Available data:
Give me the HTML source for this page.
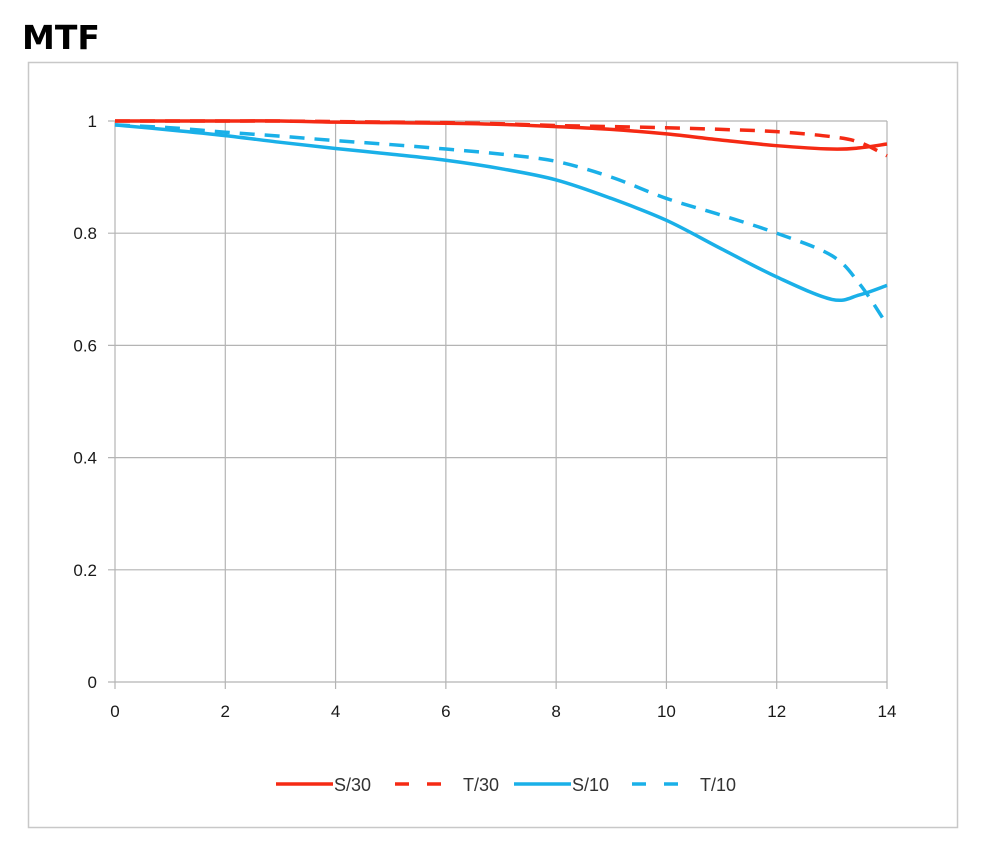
<!DOCTYPE html>
<html><head><meta charset="utf-8"><style>
body{margin:0;background:#fff;width:1000px;height:860px;overflow:hidden;font-family:"Liberation Sans",sans-serif}
</style></head><body>
<svg width="1000" height="860">
<text x="22" y="49" font-size="33" font-weight="bold" font-family="'DejaVu Sans',sans-serif" fill="#000">MTF</text>
<rect x="28.5" y="62.5" width="929" height="765" fill="#fff" stroke="#c8c8c8" stroke-width="1.5"/>
<g id="grid"></g><g id="series"></g><g id="legend"></g>
</svg>
<script>
const xTicks=[0,2,4,6,8,10,12,14];
const yTicks=[0,0.2,0.4,0.6,0.8,1];
const yTickLabels=["0","0.2","0.4","0.6","0.8","1"];
const xs=[0,1,2,3,4,5,6,7,8,9,10,11,12,13,13.5,14];
const s30=[1,1,1,1,0.998,0.997,0.996,0.994,0.99,0.985,0.977,0.966,0.956,0.95,0.952,0.959];
const t30=[1,1,1,1,0.999,0.998,0.997,0.995,0.992,0.99,0.988,0.985,0.981,0.972,0.962,0.938];
const s10=[0.993,0.984,0.974,0.962,0.951,0.941,0.93,0.915,0.895,0.862,0.823,0.772,0.722,0.682,0.69,0.707];
const t10=[0.993,0.988,0.98,0.973,0.965,0.958,0.95,0.941,0.928,0.9,0.862,0.832,0.8,0.76,0.71,0.637];
const NS="http://www.w3.org/2000/svg";
const X=v=>115+v*(772/14), Y=v=>682-v*561;
function mk(t,a,p){const e=document.createElementNS(NS,t);for(const k in a)e.setAttribute(k,a[k]);p.appendChild(e);return e;}
const g=document.getElementById('grid');
yTicks.forEach((t,i)=>{
 const l=mk('line',{x1:108,x2:887,y1:Y(t),y2:Y(t),stroke:'#b4b4b4','stroke-width':1.2},g);
 
 
 const tx=mk('text',{x:97,y:Y(t)+6,'text-anchor':'end','font-size':17,fill:'#1a1a1a'},g);
 tx.textContent=yTickLabels[i];
 
 
});
xTicks.forEach(t=>{
 const l=mk('line',{x1:X(t),x2:X(t),y1:121,y2:689,stroke:'#b4b4b4','stroke-width':1.2},g);
 
 
 const tx=mk('text',{x:X(t),y:717,'text-anchor':'middle','font-size':17,fill:'#1a1a1a'},g);
 tx.textContent=String(t);
 
 
});
function path(ys){
 const p=xs.map((x,i)=>[X(x),Y(ys[i])]);
 let d='M'+p[0][0]+','+p[0][1];
 for(let i=0;i<p.length-1;i++){
  const p0=p[Math.max(i-1,0)],p1=p[i],p2=p[i+1],p3=p[Math.min(i+2,p.length-1)];
  const c1=[p1[0]+(p2[0]-p0[0])/6,p1[1]+(p2[1]-p0[1])/6],c2=[p2[0]-(p3[0]-p1[0])/6,p2[1]-(p3[1]-p1[1])/6];
  d+=`C${c1[0]},${c1[1]} ${c2[0]},${c2[1]} ${p2[0]},${p2[1]}`;
 }
 return d;
}
const sg=document.getElementById('series');
const defs=[[t10,'#1ab0e8','15 10','series-t10'],[s10,'#1ab0e8','','series-s10'],[t30,'#f52a14','15 10','series-t30'],[s30,'#f52a14','','series-s30']];
defs.forEach(d=>{
 const e=mk('path',{d:path(d[0]),fill:'none',stroke:d[1],'stroke-width':3.5,'stroke-dasharray':d[2]||'none'},sg);
 
 
});
const lg=document.getElementById('legend');
const le=[[276,'#f52a14','','S/30','legend-s30'],[395,'#f52a14','14 18','T/30','legend-t30'],[514,'#1ab0e8','','S/10','legend-s10'],[632,'#1ab0e8','14 18','T/10','legend-t10']];
le.forEach(l=>{
 const gg=mk('g',{},lg);
 
 
 mk('line',{x1:l[0],x2:l[0]+57,y1:784,y2:784,stroke:l[1],'stroke-width':3.5,'stroke-dasharray':l[2]||'none'},gg);
 const t=mk('text',{x:l[0]+(l[2]?68:58),y:791,'font-size':18,fill:'#333'},gg);
 t.textContent=l[3];
});
</script>
</body></html>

What is expected:
Every line above should be repeated exactly; pictures stay out of the copy.

Full answer:
Give me the HTML source for this page.
<!DOCTYPE html>
<html><head><meta charset="utf-8"><style>
body{margin:0;background:#fff;width:1000px;height:860px;overflow:hidden;font-family:"Liberation Sans",sans-serif}
</style></head><body>
<svg width="1000" height="860">
<text x="22" y="49" font-size="33" font-weight="bold" font-family="'DejaVu Sans',sans-serif" fill="#000">MTF</text>
<rect x="28.5" y="62.5" width="929" height="765" fill="#fff" stroke="#c8c8c8" stroke-width="1.5"/>
<g id="grid"></g><g id="series"></g><g id="legend"></g>
</svg>
<script>
const xTicks=[0,2,4,6,8,10,12,14];
const yTicks=[0,0.2,0.4,0.6,0.8,1];
const yTickLabels=["0","0.2","0.4","0.6","0.8","1"];
const xs=[0,1,2,3,4,5,6,7,8,9,10,11,12,13,13.5,14];
const s30=[1,1,1,1,0.998,0.997,0.996,0.994,0.99,0.985,0.977,0.966,0.956,0.95,0.952,0.959];
const t30=[1,1,1,1,0.999,0.998,0.997,0.995,0.992,0.99,0.988,0.985,0.981,0.972,0.962,0.938];
const s10=[0.993,0.984,0.974,0.962,0.951,0.941,0.93,0.915,0.895,0.862,0.823,0.772,0.722,0.682,0.69,0.707];
const t10=[0.993,0.988,0.98,0.973,0.965,0.958,0.95,0.941,0.928,0.9,0.862,0.832,0.8,0.76,0.71,0.637];
const NS="http://www.w3.org/2000/svg";
const X=v=>115+v*(772/14), Y=v=>682-v*561;
function mk(t,a,p){const e=document.createElementNS(NS,t);for(const k in a)e.setAttribute(k,a[k]);p.appendChild(e);return e;}
const g=document.getElementById('grid');
yTicks.forEach((t,i)=>{
 const l=mk('line',{x1:108,x2:887,y1:Y(t),y2:Y(t),stroke:'#b4b4b4','stroke-width':1.2},g);
 
 
 const tx=mk('text',{x:97,y:Y(t)+6,'text-anchor':'end','font-size':17,fill:'#1a1a1a'},g);
 tx.textContent=yTickLabels[i];
 
 
});
xTicks.forEach(t=>{
 const l=mk('line',{x1:X(t),x2:X(t),y1:121,y2:689,stroke:'#b4b4b4','stroke-width':1.2},g);
 
 
 const tx=mk('text',{x:X(t),y:717,'text-anchor':'middle','font-size':17,fill:'#1a1a1a'},g);
 tx.textContent=String(t);
 
 
});
function path(ys){
 const p=xs.map((x,i)=>[X(x),Y(ys[i])]);
 let d='M'+p[0][0]+','+p[0][1];
 for(let i=0;i<p.length-1;i++){
  const p0=p[Math.max(i-1,0)],p1=p[i],p2=p[i+1],p3=p[Math.min(i+2,p.length-1)];
  const c1=[p1[0]+(p2[0]-p0[0])/6,p1[1]+(p2[1]-p0[1])/6],c2=[p2[0]-(p3[0]-p1[0])/6,p2[1]-(p3[1]-p1[1])/6];
  d+=`C${c1[0]},${c1[1]} ${c2[0]},${c2[1]} ${p2[0]},${p2[1]}`;
 }
 return d;
}
const sg=document.getElementById('series');
const defs=[[t10,'#1ab0e8','15 10','series-t10'],[s10,'#1ab0e8','','series-s10'],[t30,'#f52a14','15 10','series-t30'],[s30,'#f52a14','','series-s30']];
defs.forEach(d=>{
 const e=mk('path',{d:path(d[0]),fill:'none',stroke:d[1],'stroke-width':3.5,'stroke-dasharray':d[2]||'none'},sg);
 
 
});
const lg=document.getElementById('legend');
const le=[[276,'#f52a14','','S/30','legend-s30'],[395,'#f52a14','14 18','T/30','legend-t30'],[514,'#1ab0e8','','S/10','legend-s10'],[632,'#1ab0e8','14 18','T/10','legend-t10']];
le.forEach(l=>{
 const gg=mk('g',{},lg);
 
 
 mk('line',{x1:l[0],x2:l[0]+57,y1:784,y2:784,stroke:l[1],'stroke-width':3.5,'stroke-dasharray':l[2]||'none'},gg);
 const t=mk('text',{x:l[0]+(l[2]?68:58),y:791,'font-size':18,fill:'#333'},gg);
 t.textContent=l[3];
});
</script>
</body></html>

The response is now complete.